The survey from the National Literacy Trust into the attitudes of more than 39,000 schoolchildren also revealed that pupils from black backgrounds were 7% more likely to enjoy writing than those from white backgrounds.
'Writing for Enjoyment and its Link to Wider Reading' was published on 20th June to celebrate the inargural National Writing Day, a new campaign run by charity First Story, which encourages children to write through various events and projects across the country.
The report from the literacy charity shows that 23% of pupils who enjoy writing outside of school write above the level expected for their age compared to 3% of children who do not enjoy the activity. Half of pupils do not enjoy writing outside of school (49%) with the biggest barriers cited as “not being able to decide what to write”, followed by “struggling with spelling and grammar”.
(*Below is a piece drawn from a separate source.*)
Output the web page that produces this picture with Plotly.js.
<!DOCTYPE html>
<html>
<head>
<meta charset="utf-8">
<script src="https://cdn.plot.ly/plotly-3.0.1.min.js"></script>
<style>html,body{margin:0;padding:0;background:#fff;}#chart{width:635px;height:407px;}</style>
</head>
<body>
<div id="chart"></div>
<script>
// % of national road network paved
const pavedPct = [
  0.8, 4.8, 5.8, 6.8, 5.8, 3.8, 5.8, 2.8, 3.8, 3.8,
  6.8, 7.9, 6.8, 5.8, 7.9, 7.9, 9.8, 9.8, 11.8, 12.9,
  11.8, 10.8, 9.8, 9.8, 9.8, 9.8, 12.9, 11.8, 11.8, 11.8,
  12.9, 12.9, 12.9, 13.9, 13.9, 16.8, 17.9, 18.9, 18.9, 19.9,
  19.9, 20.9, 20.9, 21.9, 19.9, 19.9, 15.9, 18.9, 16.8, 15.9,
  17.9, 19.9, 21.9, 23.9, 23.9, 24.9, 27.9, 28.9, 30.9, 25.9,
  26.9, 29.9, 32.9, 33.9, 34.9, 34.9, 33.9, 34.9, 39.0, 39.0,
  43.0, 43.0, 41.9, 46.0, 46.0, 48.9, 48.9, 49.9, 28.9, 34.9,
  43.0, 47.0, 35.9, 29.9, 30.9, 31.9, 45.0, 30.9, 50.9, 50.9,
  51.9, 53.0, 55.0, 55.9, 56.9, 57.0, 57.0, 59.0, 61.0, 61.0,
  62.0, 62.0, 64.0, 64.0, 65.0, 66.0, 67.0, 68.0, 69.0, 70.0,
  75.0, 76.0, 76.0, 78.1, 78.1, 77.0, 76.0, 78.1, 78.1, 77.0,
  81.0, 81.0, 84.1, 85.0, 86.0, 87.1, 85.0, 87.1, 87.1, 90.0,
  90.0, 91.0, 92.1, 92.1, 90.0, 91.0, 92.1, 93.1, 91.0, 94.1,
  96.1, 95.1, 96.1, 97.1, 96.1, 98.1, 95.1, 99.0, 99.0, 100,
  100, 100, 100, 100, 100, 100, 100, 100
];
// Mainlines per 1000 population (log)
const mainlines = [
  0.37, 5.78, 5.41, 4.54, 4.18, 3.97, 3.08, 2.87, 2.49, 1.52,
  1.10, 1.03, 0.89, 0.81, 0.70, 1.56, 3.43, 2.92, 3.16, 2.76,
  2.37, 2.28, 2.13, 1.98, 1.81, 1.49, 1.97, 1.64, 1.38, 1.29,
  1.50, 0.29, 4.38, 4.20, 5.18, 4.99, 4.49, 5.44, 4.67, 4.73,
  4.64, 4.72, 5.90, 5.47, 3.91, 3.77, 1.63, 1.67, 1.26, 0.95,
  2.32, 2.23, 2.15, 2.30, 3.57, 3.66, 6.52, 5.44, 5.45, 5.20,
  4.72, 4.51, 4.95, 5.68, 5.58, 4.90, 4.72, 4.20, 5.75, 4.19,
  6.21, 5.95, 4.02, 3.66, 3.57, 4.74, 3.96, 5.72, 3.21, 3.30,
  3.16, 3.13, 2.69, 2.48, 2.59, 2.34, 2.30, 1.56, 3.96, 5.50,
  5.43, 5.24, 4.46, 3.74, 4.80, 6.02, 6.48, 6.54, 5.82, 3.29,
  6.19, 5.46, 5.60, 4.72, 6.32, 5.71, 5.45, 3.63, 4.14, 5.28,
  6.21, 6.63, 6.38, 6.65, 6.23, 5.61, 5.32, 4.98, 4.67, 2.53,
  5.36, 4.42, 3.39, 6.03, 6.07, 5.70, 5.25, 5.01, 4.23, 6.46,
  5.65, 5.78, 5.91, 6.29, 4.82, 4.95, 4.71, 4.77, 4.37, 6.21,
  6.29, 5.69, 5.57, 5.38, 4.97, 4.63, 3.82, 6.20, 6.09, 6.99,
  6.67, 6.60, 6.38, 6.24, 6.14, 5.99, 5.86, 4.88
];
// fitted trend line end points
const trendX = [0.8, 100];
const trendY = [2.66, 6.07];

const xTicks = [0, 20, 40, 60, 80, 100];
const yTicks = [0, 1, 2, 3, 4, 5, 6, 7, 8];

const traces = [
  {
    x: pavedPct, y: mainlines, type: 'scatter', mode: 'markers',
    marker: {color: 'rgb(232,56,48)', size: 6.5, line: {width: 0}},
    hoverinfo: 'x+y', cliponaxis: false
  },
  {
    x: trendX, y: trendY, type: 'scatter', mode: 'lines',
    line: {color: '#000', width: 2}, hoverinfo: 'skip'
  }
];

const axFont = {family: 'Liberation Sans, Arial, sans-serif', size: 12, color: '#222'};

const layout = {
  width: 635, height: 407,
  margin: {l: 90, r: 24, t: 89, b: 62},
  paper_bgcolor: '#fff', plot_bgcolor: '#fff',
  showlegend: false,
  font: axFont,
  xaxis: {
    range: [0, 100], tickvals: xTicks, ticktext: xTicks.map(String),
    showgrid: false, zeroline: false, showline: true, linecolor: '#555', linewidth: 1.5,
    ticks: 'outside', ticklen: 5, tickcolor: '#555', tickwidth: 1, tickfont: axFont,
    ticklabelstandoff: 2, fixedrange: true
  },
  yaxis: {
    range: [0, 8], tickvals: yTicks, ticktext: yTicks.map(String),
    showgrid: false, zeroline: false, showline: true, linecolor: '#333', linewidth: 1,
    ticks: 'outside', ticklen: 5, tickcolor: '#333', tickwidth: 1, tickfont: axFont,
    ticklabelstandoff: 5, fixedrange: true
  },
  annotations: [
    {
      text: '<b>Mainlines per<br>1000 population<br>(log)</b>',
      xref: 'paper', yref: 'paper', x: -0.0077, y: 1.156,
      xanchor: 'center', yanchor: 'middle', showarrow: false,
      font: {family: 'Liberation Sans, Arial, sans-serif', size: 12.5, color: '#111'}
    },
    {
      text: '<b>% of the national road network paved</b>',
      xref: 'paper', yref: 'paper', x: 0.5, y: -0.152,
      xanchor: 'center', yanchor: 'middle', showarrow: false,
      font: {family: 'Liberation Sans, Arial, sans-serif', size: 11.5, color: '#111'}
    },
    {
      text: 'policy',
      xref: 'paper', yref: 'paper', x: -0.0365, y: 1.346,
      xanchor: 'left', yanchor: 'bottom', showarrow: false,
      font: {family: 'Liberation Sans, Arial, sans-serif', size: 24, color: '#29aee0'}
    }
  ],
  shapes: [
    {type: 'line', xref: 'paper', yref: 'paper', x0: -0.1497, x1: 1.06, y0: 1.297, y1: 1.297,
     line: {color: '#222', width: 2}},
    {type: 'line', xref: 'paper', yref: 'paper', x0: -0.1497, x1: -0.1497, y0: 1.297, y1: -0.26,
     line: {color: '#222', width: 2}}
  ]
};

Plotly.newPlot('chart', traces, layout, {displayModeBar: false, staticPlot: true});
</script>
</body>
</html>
The research, which was partly funded by law firm Slaughter and May, also revealed variation in the type of writing children focused on. Those who enjoy writing are most interested in writing fiction (38% for those who enjoy writing outside of school compared to 12% for those who do not). Pupils less interested in writing are more engaged in writing in technology formats such as text messages (75% compared to 68% of those keen on writing) however the data showed that technology is a popular format for all children.
As children grow older the enjoyment around writing appears to decrease and there were demographic variations. Three times as many children aged between eight and 11 enjoy writing very much compared to 14-16-year-olds (36% vs 11%). The data also suggested a differentiation in gender - 60% of girls enjoy writing outside of the school environment compared to 42% of boys. Fewer pupils from white ethnic backgrounds (48%) enjoyed writing in 2016 compared with pupils from mixed backgrounds (52%), Asian (55%) and Black (55%) ethnic backgrounds.
Jonathan Douglas, director of the National Literacy Trust, said encouraging children to write would boost overall outcomes and that National Writing Day would help achieve this. He said: “Our research consistently finds that children who enjoy writing do much better at school, but it also shows that far too many pupils still don’t enjoy writing and this could be holding them back from reaching their full potential."
He added: “It’s now time to give writing for enjoyment the focus it deserves, which is why we’re so thrilled to be supporting the UK’s first National Writing Day.”
William Fiennes, founder of First Story said the research showed there needs to be more promotion of writing amongst young people.
He said: “Creative writing can help build students’ confidence, creativity and aspiration, as well as improving literacy and contributing to good mental health.”
Author and comedian Charlie Higson said: “There's been a big focus on reading as an aid to literacy, and there are no end of events, festivals and initiatives promoting it. I've been writing since I was eight and it's been a huge part of my life.”
He added: “I hope National Writing Day will inspire children and young adults to give writing a go and unleash their imaginations.”